The clique problem is to find the largest subset of people who all know each other, the study calculates this sparsity of the neighborhood graphs by measuring the degeneracy for each degree. Two examples highlight the findings of just how dense the local neighborhood graphs are:
* A node with degree 100 (a user with 100 friends) has an average degeneracy of 15, meaning on average 16 of the 100 friends each know at least 15 other mutual friends.
* Users with 500 friends have an average degeneracy of 53, they have at least 54 friends who all know 53 of their other friends.
The fact that neighborhood graphs center around sizable dense cores is clearly how facebook can offer such good friend suggestions and smart lists - I'm sure could be used to improve sharing between users major cliques (or ahem *circles*).

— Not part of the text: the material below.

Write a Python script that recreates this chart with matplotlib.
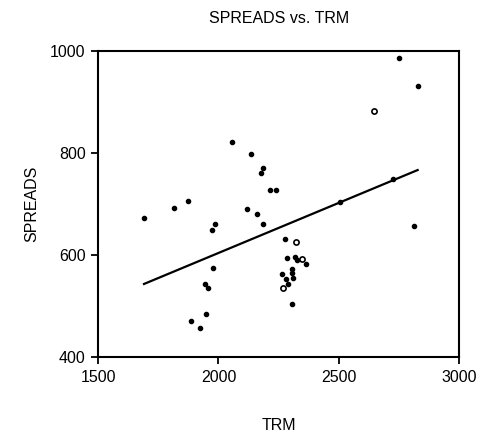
import numpy as np
import matplotlib
matplotlib.use("Agg")
import matplotlib.pyplot as plt

plt.rcParams['font.family'] = ['Liberation Sans', 'DejaVu Sans']

# filled markers
trm = [1691, 1816, 1874, 1974, 1986, 2055, 2135, 2185, 2177, 2214, 2239,
       2119, 2160, 2185, 2505, 2750, 2827, 2726, 2812, 1976, 1944, 1958,
       1947, 1886, 1923, 2276, 2283, 2318, 2326, 2363, 2305, 2305, 2264,
       2280, 2310, 2289, 2305]
spreads = [672, 692, 707, 649, 661, 821, 798, 771, 762, 727, 727,
           690, 680, 662, 704, 986, 931, 749, 657, 574, 544, 535,
           484, 472, 457, 631, 594, 597, 590, 582, 573, 566, 563,
           554, 555, 544, 504]

# open markers
trm_open = [2646, 2322, 2347, 2270]
spreads_open = [882, 626, 592, 536]

xticks = [1500, 2000, 2500, 3000]
yticks = [400, 600, 800, 1000]

all_x = np.array(trm + trm_open, dtype=float)
all_y = np.array(spreads + spreads_open, dtype=float)
slope, intercept = np.polyfit(all_x, all_y, 1)
fit_x = np.sort(all_x)
fit_y = slope * fit_x + intercept

fig = plt.figure(figsize=(4.79, 4.32), dpi=100)
ax = fig.add_axes([0.2046, 0.1729, 0.7543, 0.709])

ax.plot(fit_x, fit_y, color='black', lw=1.6, zorder=2)
ax.scatter(trm, spreads, s=9, marker='o', color='black', zorder=3)
ax.scatter(trm_open, spreads_open, s=14, marker='o', facecolor='white',
           edgecolor='black', linewidths=1.2, zorder=3)

ax.set_xlim(1500, 3000)
ax.set_ylim(400, 1000)
ax.set_xticks(xticks)
ax.set_yticks(yticks)
ax.tick_params(direction='out', length=5, width=1.3, labelsize=11.5,
               top=False, right=False, pad=4)
for sp in ax.spines.values():
    sp.set_linewidth(1.5)

ax.set_title('SPREADS vs. TRM', fontsize=11.5, pad=20)
ax.set_xlabel('TRM', fontsize=11.5, labelpad=24)
ax.set_ylabel('SPREADS', fontsize=11.5, labelpad=8)

fig.savefig('out.png', dpi=100)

Pictured is the cumulative degree distribution showing the number of nodes (users) who have degree (number of friends) greater than k. The number ofunique friends added per additional friend was to approximate a linear line of best fit: 355*k-15057. So in theory I have ~205398 unique friends-of-friends.
Some other very interesting revelations: "until you have nearly 700 friends, your (average) neighbor has more friends than you", "a positive correlation does exist between degree and logins... So since your friends have more friends than you do, they also login to Facebook more than you do."
While there are roughly 30 million fewer active female users on Facebook, a random neighbor of a user is slightly more likely to be female. Why? Because the average female degree (198) is larger than the average male degree (172).
All the path length crunching was done on a 24-core machine with 72 GiB of memory and 1 TiB of disk space, the edge graph comprised ~69 billion friend connections between 721 million users and took up 345 GB at 20 bits per arc and was traversed by a new algorithm called HyperANF.